Nation-wide dissemination of a digital checklist to improve work environment in the eldercare sector in Denmark

Tidsskriftartikel - 2020

Resume

In this study, we evaluated the dissemination of a digital checklist for improving implementation of work environment initiatives in the Danish eldercare sector. We evaluated the impact of the checklist using the RE-AIM framework. Initiated in 2016, researchers and relevant stakeholders were responsible for disseminating the checklist to all workplaces in the eldercare sector in Denmark through a national campaign. The checklist guided the user to define an action plan to implement, and the checklist covered 11 implementation concept points that should be addressed to reach full implementation of the action in focus. One year after the launch of the campaign almost all municipalities in Denmark had visited the website hosting the checklist (96%), 17% of individual workers within the eldercare responding to a union survey was reached, 4% (n = 199) of all eligible eldercare workplaces in Denmark and 8% of all nursing homes had adopted the checklist.

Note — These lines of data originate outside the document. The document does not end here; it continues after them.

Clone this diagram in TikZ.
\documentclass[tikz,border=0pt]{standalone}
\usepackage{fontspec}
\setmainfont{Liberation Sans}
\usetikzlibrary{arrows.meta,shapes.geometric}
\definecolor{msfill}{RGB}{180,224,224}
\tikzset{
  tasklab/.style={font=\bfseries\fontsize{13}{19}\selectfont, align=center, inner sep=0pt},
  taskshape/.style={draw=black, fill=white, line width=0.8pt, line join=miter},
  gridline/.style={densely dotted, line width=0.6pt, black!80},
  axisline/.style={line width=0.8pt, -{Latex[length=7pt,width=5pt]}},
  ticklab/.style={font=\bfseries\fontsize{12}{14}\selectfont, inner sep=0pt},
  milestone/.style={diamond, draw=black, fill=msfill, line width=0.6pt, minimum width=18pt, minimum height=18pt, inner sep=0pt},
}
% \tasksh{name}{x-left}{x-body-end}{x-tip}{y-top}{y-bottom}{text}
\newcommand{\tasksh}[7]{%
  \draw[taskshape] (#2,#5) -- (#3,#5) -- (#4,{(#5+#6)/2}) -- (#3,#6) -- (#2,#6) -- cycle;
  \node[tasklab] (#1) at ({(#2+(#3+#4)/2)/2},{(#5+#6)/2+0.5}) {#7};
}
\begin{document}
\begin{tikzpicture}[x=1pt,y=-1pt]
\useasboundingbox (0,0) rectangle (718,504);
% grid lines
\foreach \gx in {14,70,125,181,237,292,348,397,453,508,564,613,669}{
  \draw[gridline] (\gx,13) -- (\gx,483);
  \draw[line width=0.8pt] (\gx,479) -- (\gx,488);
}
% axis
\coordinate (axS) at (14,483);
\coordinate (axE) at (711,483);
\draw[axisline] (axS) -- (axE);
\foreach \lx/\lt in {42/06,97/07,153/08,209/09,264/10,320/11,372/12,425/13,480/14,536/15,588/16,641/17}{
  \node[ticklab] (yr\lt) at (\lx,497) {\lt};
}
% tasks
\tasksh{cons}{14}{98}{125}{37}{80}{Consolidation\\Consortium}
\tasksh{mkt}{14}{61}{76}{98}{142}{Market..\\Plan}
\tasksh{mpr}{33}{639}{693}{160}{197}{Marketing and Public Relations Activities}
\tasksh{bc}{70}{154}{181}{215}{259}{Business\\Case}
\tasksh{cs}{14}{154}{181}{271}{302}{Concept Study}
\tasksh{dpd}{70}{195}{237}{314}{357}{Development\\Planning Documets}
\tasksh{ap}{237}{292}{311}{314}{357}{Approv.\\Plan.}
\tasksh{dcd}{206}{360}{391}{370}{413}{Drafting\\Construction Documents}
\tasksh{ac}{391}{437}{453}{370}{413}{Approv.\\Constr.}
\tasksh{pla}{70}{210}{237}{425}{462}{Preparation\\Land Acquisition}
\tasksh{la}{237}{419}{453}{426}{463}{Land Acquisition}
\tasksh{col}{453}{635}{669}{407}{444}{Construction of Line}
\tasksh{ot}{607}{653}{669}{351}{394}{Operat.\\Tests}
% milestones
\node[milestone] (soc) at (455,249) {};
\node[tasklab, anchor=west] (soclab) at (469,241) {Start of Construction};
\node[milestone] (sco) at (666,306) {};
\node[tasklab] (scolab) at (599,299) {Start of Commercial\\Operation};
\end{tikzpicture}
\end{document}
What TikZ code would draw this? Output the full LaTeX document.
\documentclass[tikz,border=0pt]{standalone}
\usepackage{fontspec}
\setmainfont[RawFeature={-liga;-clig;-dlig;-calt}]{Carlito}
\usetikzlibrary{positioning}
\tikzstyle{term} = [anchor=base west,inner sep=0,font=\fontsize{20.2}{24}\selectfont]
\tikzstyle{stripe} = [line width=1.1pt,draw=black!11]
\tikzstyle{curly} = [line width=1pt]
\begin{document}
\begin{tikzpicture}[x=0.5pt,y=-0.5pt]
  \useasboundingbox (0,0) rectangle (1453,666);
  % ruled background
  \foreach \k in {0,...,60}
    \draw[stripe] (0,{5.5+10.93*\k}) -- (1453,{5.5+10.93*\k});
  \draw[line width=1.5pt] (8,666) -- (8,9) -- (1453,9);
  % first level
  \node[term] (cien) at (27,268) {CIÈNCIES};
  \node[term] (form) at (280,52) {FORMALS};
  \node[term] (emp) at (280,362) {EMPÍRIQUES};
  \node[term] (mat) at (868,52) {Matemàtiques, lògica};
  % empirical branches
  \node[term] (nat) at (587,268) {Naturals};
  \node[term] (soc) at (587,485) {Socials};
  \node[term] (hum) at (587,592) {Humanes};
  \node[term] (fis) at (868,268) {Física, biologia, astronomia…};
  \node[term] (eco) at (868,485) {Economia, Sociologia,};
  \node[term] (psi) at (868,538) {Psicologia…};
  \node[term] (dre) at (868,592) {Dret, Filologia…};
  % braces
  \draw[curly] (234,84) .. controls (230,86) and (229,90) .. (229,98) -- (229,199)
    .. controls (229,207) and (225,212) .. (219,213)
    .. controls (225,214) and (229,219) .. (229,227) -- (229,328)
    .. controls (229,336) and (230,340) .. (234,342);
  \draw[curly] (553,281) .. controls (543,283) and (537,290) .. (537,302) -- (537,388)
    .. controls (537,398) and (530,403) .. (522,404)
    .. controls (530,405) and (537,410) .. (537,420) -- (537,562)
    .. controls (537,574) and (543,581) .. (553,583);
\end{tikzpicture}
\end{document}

Of the workplaces that used the checklist, 46% typed an action in the checklist. There were 13% of the first time users that used the checklist twice and 29% of the actions were revised (maintenance) after working with the implementation. Finally, the workplaces that had used the checklist showed a higher prioritization of work environment compared to workplaces not using the checklist both at baseline and at follow up. In conclusion, this study employing various strategies, including a 1-year national campaign to disseminate a checklist shows potential to impact implementation of work environment initiatives in the Danish eldercare sector. While dissemination is satisfactory and likely to increase further with time, more efforts is needed to ensure maintenance.

Reference

Munch PK, Jørgensen MB, Højberg H, Rasmussen CDN. Nation-wide dissemination of a digital checklist to improve work environment in the eldercare sector in Denmark. Frontiers in Public Health 2020;8:502106.